More than one month after US House of Representatives Speaker Nancy Pelosi’s visit to Taiwan, it is time to evaluate what lessons can be learned from the turmoil and aftermath of the trip.
Taiwan now faces a severely worsened security environment, with some enhancement to its informal international legitimacy thanks to extensive global media coverage. Has President Tsai Ing-wen’s (蔡英文) hearty reception of the speaker paid off in light of Taiwan’s national interests? Most probably, it did not.
In the structure of US-China strategic rivalry, Pelosi’s visit posed significant risks of domestic political backlash in the two countries. Given the separation of powers, US President Joe Biden’s administration vainly attempted to dissuade the speaker from making the trip by publicly saying it might not be a good idea.
However, once international media got hold of the story, both the president and the speaker could not back down. They have to maintain a hardline policy against China, especially as the US midterm elections are approaching. Chinese President Xi Jinping (習近平) also had to stand firm against the US, as he faces a sensitive political season at home on the run-up to the extension of his presidency, so let off steam by intensifying popular nationalism.
Both Washington and Beijing needed to have a face-off without risking escalation into war.
In hindsight, the crisis management over Pelosi’s visit was a put-up game. Shortly before the visit, on July 28, Biden and Xi had a telephone conference presumably for strategic communication.
Xi surely conveyed his plan to carry out large-scale military drills, but no armed retaliation against the visit, with China’s bellicose rhetoric primarily aimed at a domestic audience. China carried out drills before and after the visit, but none during it.
In response, the US deployed significant numbers of naval and air force missions in the Taiwan region to prepare for any contigencies, demonstrating its commitment to the defense of Taiwan. Even before the end of the post-Pelosi drills, US Deputy Secretary of Defense Colin Kahl on Aug. 8 told a news conference that he thought there would not be a Chinese invasion of Taiwan within a year or two.
However, the unprecedented large-scale drills after Pelosi’s visit offer a solid base on which to infer the magnitude of such an invasion.
They were concurrently conducted in six areas designed to encircle Taiwan, together with amphibious assault exercises ashore of Dalian and the Shandong Peninsula. Beijing also sequentially executed drills that focused on missile attacks with preceding or concurrent cyberattacks, ensuring air and sea superiority, and preparation of amphibious assaults. Beijing rehearsed an invasion of Taiwan.
Most importantly, Beijing did not at all shrink from confronting the US’ large power projection forces, in sharp contrast to the Third Taiwan Strait Crisis of 1996, when Washington sent two aircraft carrier battle groups into the Taiwan theater of operations.
Beijing appeared very confident of its own military power — especially in joint operation and long-range precision strike capabilities — that it had built up steadily since then.
Consequently, China has vastly increased its military posture against Taiwan, involving a considerably higher level of cross-strait tensions.
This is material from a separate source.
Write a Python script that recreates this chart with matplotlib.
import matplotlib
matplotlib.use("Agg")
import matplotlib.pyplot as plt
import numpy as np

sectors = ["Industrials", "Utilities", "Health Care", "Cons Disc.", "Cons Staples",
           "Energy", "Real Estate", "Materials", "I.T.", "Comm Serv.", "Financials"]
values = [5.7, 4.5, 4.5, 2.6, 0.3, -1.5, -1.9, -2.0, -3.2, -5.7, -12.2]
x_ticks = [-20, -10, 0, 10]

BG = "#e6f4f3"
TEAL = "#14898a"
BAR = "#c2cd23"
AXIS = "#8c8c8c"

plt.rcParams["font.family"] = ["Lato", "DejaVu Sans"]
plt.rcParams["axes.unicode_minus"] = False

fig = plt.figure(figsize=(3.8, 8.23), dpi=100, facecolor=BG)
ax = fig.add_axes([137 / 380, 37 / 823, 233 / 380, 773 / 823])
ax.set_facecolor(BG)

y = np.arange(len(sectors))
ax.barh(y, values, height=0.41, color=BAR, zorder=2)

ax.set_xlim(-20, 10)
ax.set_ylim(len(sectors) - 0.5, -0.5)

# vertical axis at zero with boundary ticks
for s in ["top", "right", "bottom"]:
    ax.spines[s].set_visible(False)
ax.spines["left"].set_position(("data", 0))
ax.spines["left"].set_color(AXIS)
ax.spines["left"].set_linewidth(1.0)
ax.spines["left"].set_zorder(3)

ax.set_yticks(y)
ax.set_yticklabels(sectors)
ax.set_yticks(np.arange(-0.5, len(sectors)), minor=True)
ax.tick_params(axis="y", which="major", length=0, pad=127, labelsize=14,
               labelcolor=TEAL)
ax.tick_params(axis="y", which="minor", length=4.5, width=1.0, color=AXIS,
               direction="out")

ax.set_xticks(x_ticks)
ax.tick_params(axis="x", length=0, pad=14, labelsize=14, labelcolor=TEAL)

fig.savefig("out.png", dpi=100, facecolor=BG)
Beijing for the first time launched missiles over Taiwan proper and canceled its longtime implicit acknowledgement of the median line of Taiwan Strait as a de facto boundary.
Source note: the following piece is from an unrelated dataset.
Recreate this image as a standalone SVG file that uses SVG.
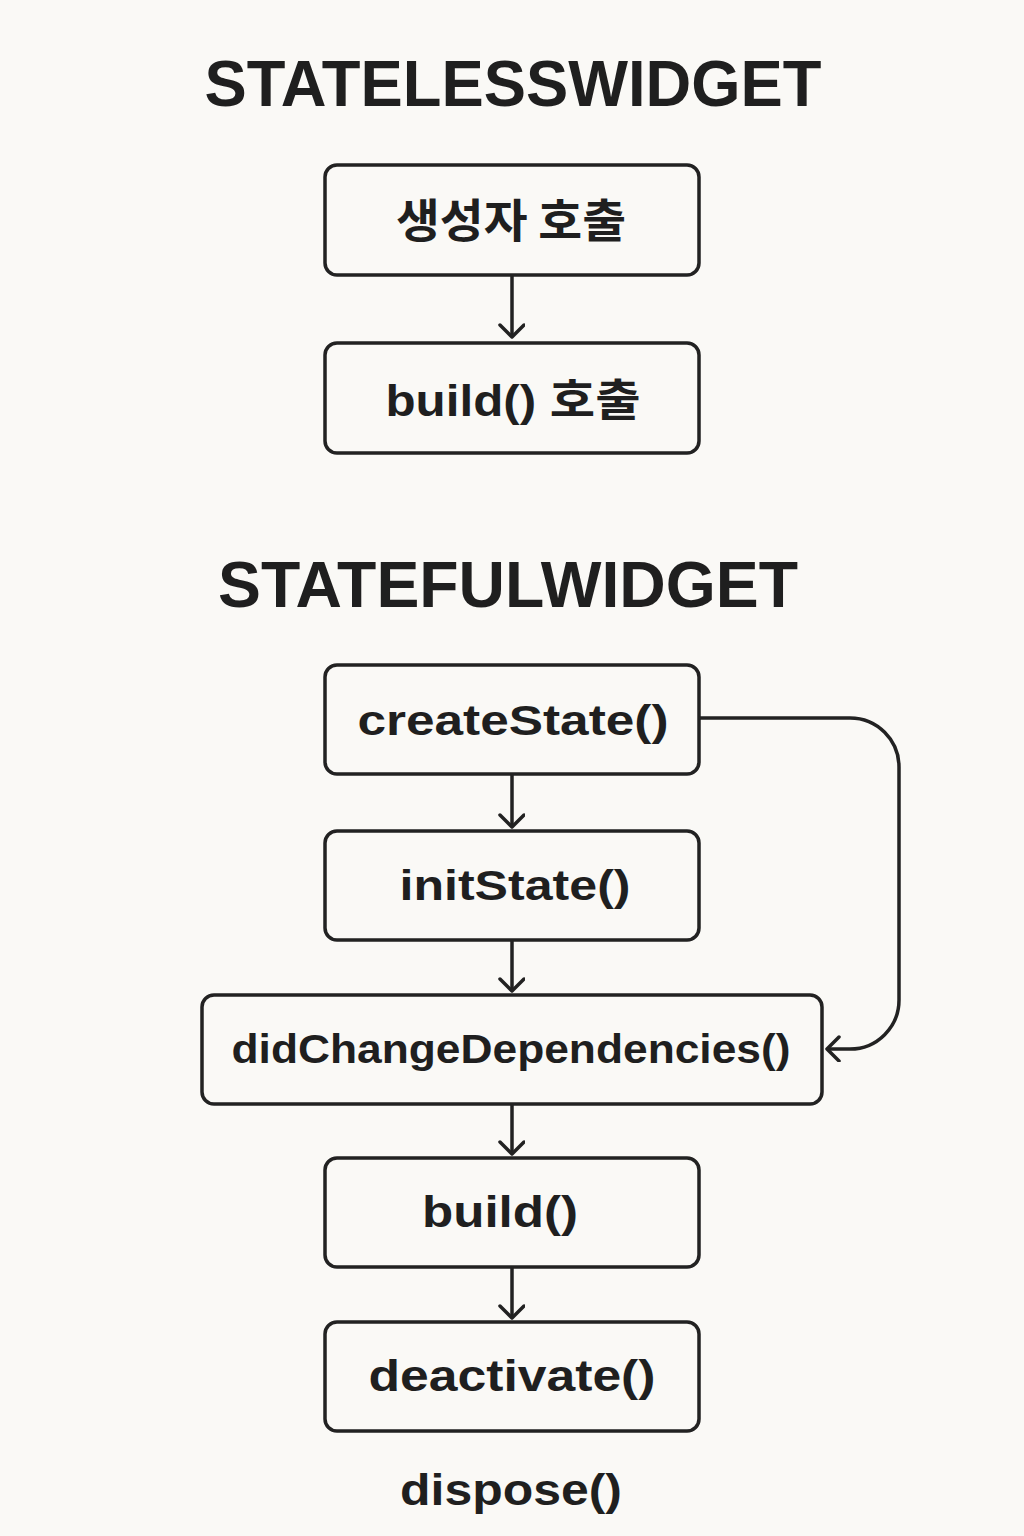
<svg xmlns="http://www.w3.org/2000/svg" width="1024" height="1536" viewBox="0 0 1024 1536">
<style>
.box{fill:#faf9f6;stroke:#222;stroke-width:3.5}
.t{font-family:"Liberation Sans","Noto Sans CJK KR",sans-serif;font-weight:bold;fill:#1f1f1f;text-anchor:middle}
.k{font-family:"Noto Sans CJK KR",sans-serif;font-weight:bold;fill:#1f1f1f;text-anchor:middle}
.h{font-family:"Liberation Sans",sans-serif;font-weight:bold;fill:#1f1f1f;text-anchor:middle}
.c{fill:none;stroke:#222;stroke-width:3.5}
</style>
<defs>
<marker id="ah" markerUnits="userSpaceOnUse" markerWidth="30" markerHeight="30" refX="14" refY="13" orient="auto" viewBox="0 0 30 30">
<path d="M2,1 L14,13 L2,25" fill="none" stroke="#222" stroke-width="3.5" stroke-linecap="round" stroke-linejoin="round"/>
</marker>
</defs>
<rect width="1024" height="1536" fill="#faf9f6"/>
<text class="h" x="513" y="106" font-size="64" textLength="617" lengthAdjust="spacingAndGlyphs">STATELESSWIDGET</text>
<text class="h" x="508" y="607" font-size="64" textLength="580" lengthAdjust="spacingAndGlyphs">STATEFULWIDGET</text>
<g id="n1"><rect class="box" x="325" y="165" width="374" height="110" rx="12"/><text class="k" x="511" y="237" font-size="46" textLength="230" lengthAdjust="spacingAndGlyphs">생성자 호출</text></g>
<g id="n2"><rect class="box" x="325" y="343" width="374" height="110" rx="12"/><text class="t" x="513" y="416" font-size="44" textLength="255" lengthAdjust="spacingAndGlyphs">build() 호출</text></g>
<g id="n3"><rect class="box" x="325" y="665" width="374" height="109" rx="12"/><text class="t" x="513" y="735" font-size="42" textLength="311" lengthAdjust="spacingAndGlyphs">createState()</text></g>
<g id="n4"><rect class="box" x="325" y="831" width="374" height="109" rx="12"/><text class="t" x="515" y="900" font-size="42" textLength="231" lengthAdjust="spacingAndGlyphs">initState()</text></g>
<g id="n5"><rect class="box" x="202" y="995" width="620" height="109" rx="12"/><text class="t" x="511" y="1063" font-size="40" textLength="559" lengthAdjust="spacingAndGlyphs">didChangeDependencies()</text></g>
<g id="n6"><rect class="box" x="325" y="1158" width="374" height="109" rx="12"/><text class="t" x="500" y="1227" font-size="44" textLength="156" lengthAdjust="spacingAndGlyphs">build()</text></g>
<g id="n7"><rect class="box" x="325" y="1322" width="374" height="109" rx="12"/><text class="t" x="512" y="1391" font-size="44" textLength="287" lengthAdjust="spacingAndGlyphs">deactivate()</text></g>
<g id="n8"><text class="t" x="511" y="1505" font-size="44" textLength="222" lengthAdjust="spacingAndGlyphs">dispose()</text></g>
<g id="connectors">
<line class="c" x1="512" y1="276" x2="512" y2="337" marker-end="url(#ah)"/>
<line class="c" x1="512" y1="775" x2="512" y2="827" marker-end="url(#ah)"/>
<line class="c" x1="512" y1="941" x2="512" y2="991" marker-end="url(#ah)"/>
<line class="c" x1="512" y1="1105" x2="512" y2="1154" marker-end="url(#ah)"/>
<line class="c" x1="512" y1="1268" x2="512" y2="1318" marker-end="url(#ah)"/>
<path class="c" d="M699,718 H850 A49,49 0 0 1 899,767 V1000 A49,49 0 0 1 850,1049 H827" marker-end="url(#ah)"/>
</g>
</svg>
The circumstances imply that Beijing has practically succeeded in altering the military status quo over Taiwan theater of operations in its favor. This would inevitably exhaust Taiwan’s military due to the sharply increased need to scamble jets and intensify its surveillance activities in the air and at sea, and eventually jeopardize its national security.
Taiwan will have to accelerate its arms buildup, while shouldering much heavier fiscal and related burdens. To avoid falling into similar pitfalls, Taipei has to be more prudent about how to respond to the dynamics of US domestic politics, especially those temporal and partisan phenomena that might harm its mid and long-term security interests.
Taipei has inadvertently given Beijing a good pretext to carry out game-changing military drills that it had planned well beforehand.
Certainly, the US is Taiwan’s sole security guarantor, which is indispensable to its survival. However, the US, under the principle of separation of powers, does not necessarily act out of prudence.
Pelosi’s visit is a typical example. Taipei failed to dodge her visit through groundwork behind the scenes. It also did not contain the damage by fine-tuning diplomatic protocol arrangements designed to deprive Beijing of a good pretext. Unfortunately, European and other liberal democratic countries’ cheers are not much of a help for Taiwan’s security, particularly now that their hands are tied up in the Ukraine war.
To keep standing firm against Beijing, it is high time for Taipei to develop prudential realism, and pro-Taiwan forces overseas should encourage it to overcome this ordeal.
Masahiro Matsumura is a professor of international politics at St Andrew’s University in Osaka, Japan.